Os deputados-fantoches do Kremlin na Duma e seus "especialistas"-fantoches nas redes de televisão estatais fizeram a festa, zombando dos europeus e fomentando teorias conspiratórias: o ataque químico em Salisbury é uma provocação britânico-americana, argumentam.

"A Rússia cresceu, e os americanos invejosos querem fazê-la encolher. Washington obrigou seus lacaios a aderirem ao boicote diplomático": essa versão dos acontecimentos tem sido enfiada goela abaixo dos telespectadores russos. Afinal, a grande Rússia só pode ter grandes inimigos, não uns mini-inimigos quaisquer, como Romênia ou Finlândia. Muitos acreditam nessas explicações delirantes.

Não tenho dúvidas de que o Kremlin responderá às expulsões: por na rua pessoal diplomático, fechar mais um consulado americano. O escritório da BBC em Moscou também pode ser fechado, caso o Ofcom, órgão regulador de radiodifusão do Reino Unido, suspenda a licença da RT, canal de propaganda do Kremlin.

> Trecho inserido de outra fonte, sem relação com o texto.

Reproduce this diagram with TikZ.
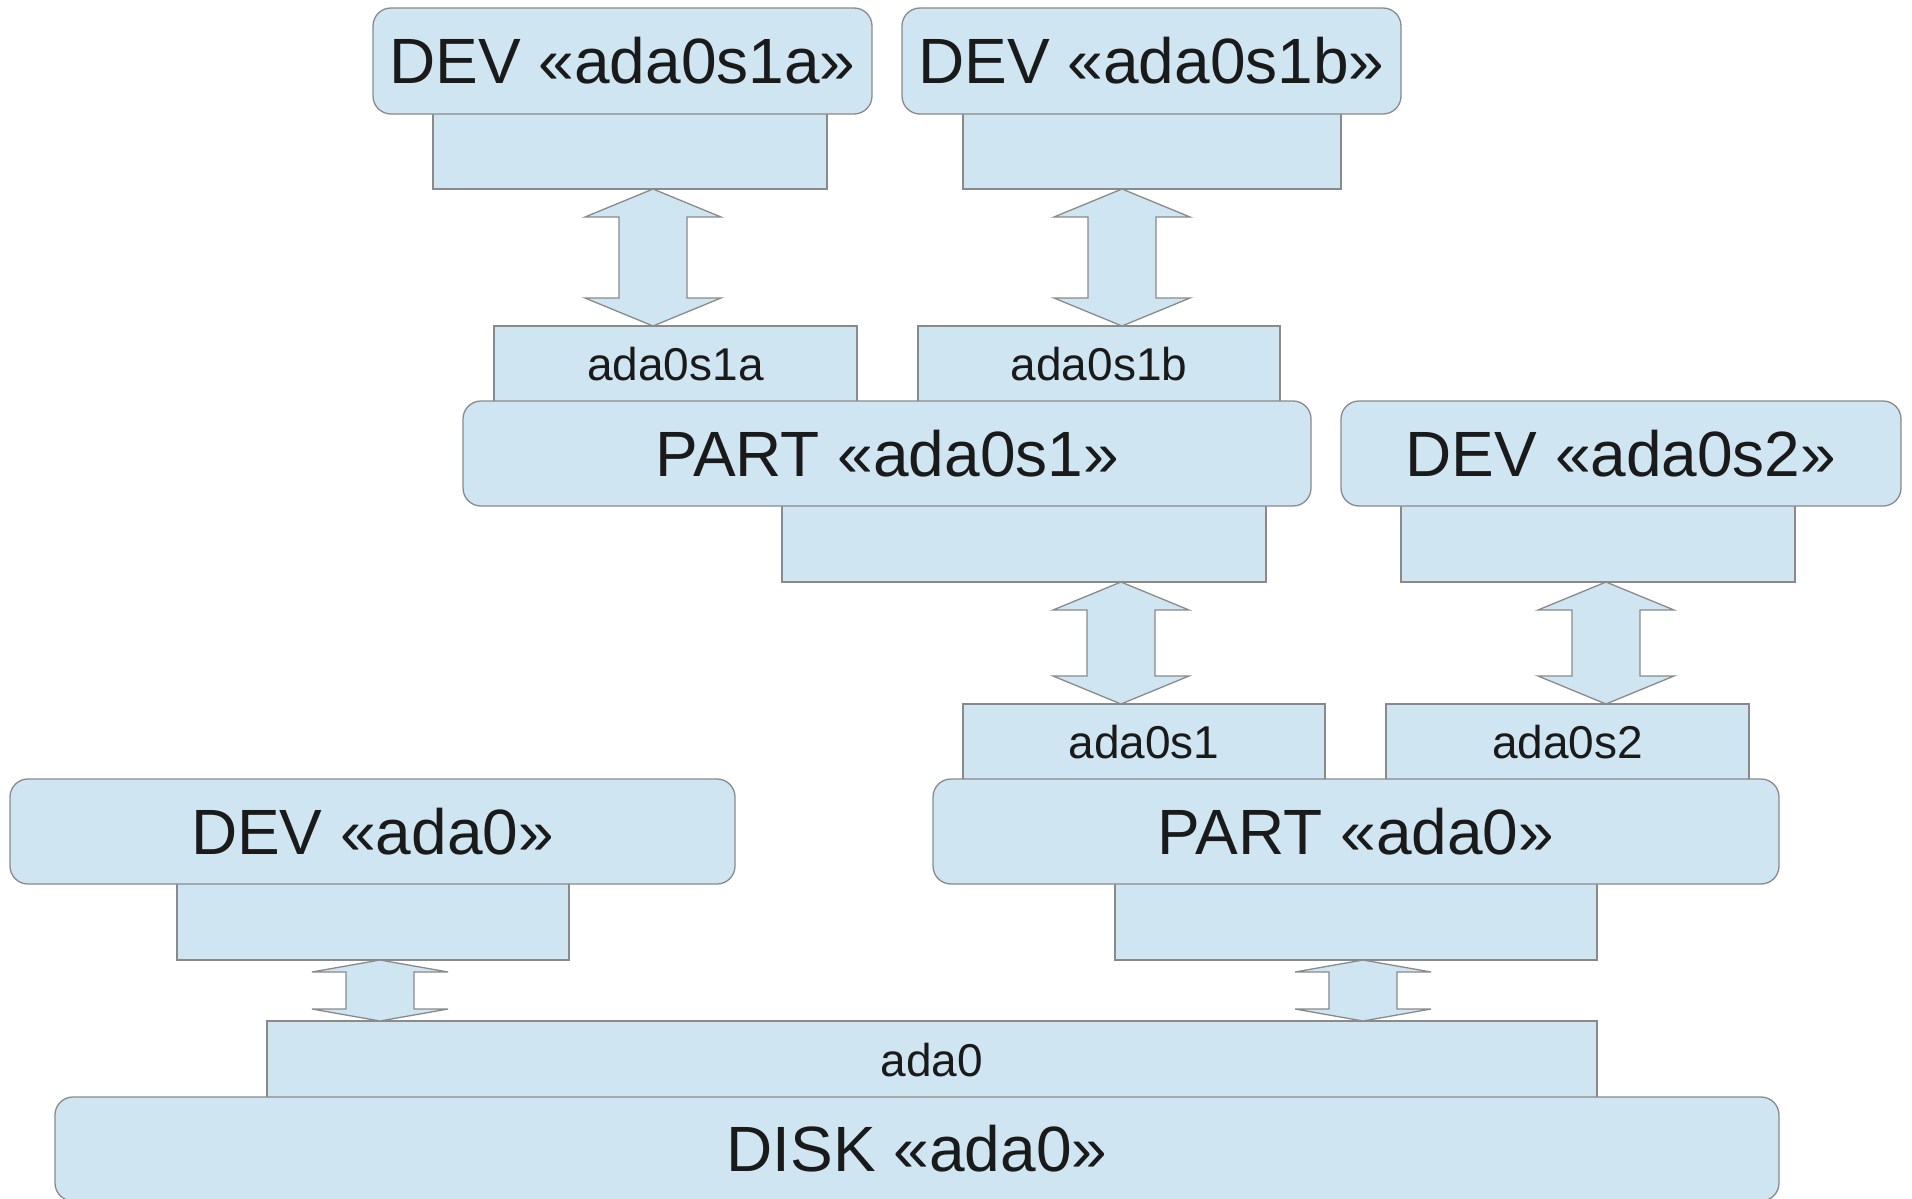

Além disso, as opções políticas e diplomáticas padrão de Moscou são limitadas, enquanto o Reino Unido tem muitas mais: confiscar "propriedade suspeita" – em outras palavras, os ativos dos oligarcas russos no Reino Unido –; retirar a cidadania britânica deles e de seus familiares; incluir autoridades russas na versão britânica da "lista Magnitsky". Não se pode nem mesmo descartar um boicote em larga escala à Copa do Mundo pelo Reino Unido, caso a investigação revele novas provas significativas de envolvimento do Estado russo no atentado em Salisbury.

Antes desse incidente, Moscou mentiu muitas vezes: sobre o ex-oficial da KGB Alexander Litvinenko ter sido envenenado por Boris Berezovsky; sobre "agressão georgiana" contra a Ossétia do Sul; sobre "fascistas ucranianos" na Crimeia; sobre a ausência de tropas russas no Donbass; e sobre o falso controlador de tráfego aéreo que viu um falso caça ucraniano abater um avião de passageiros da Malásia. Agora, essa longa série de mentiras levou a um desastre diplomático.

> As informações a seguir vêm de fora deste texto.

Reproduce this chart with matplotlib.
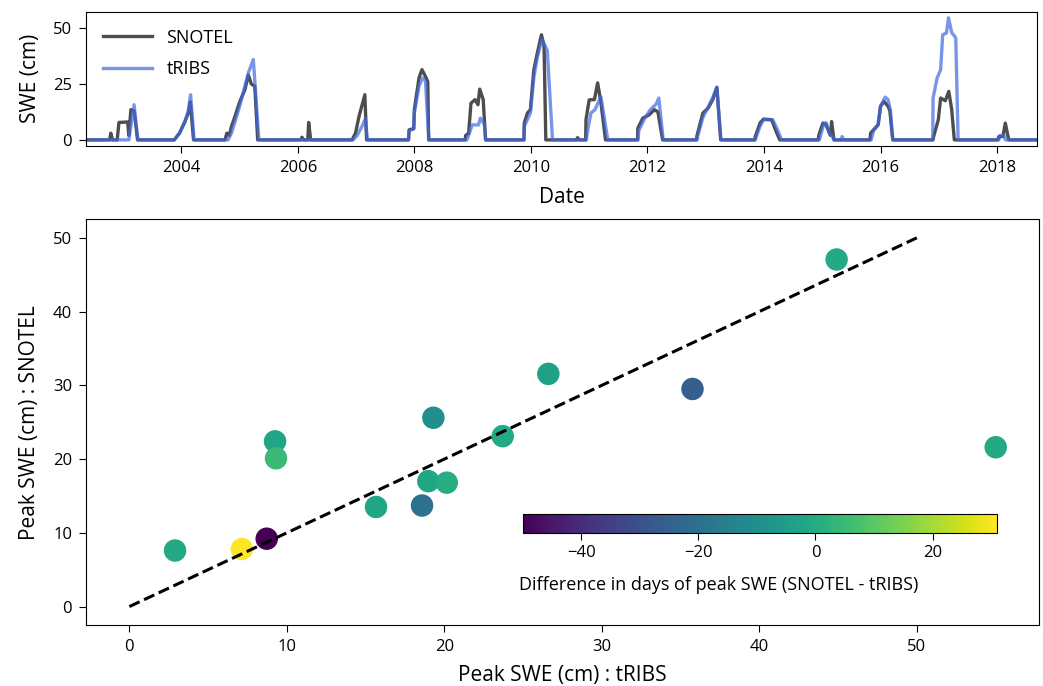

Mas o Kremlin não vai ceder, pois percebe qualquer retirada como uma derrota. Tenho certeza de que Moscou já está considerando a chamada "resposta assimétrica" ao Ocidente. Para isso, existem hackers, propagandistas e, se necessário, as Forças Armadas russas. A Guerra Fria costumava lembrar uma luta de boxe: tinha regras. Nesse novo confronto com o Ocidente global, não haverá nenhuma. A Rússia de Putin opta pelas artes marciais mistas.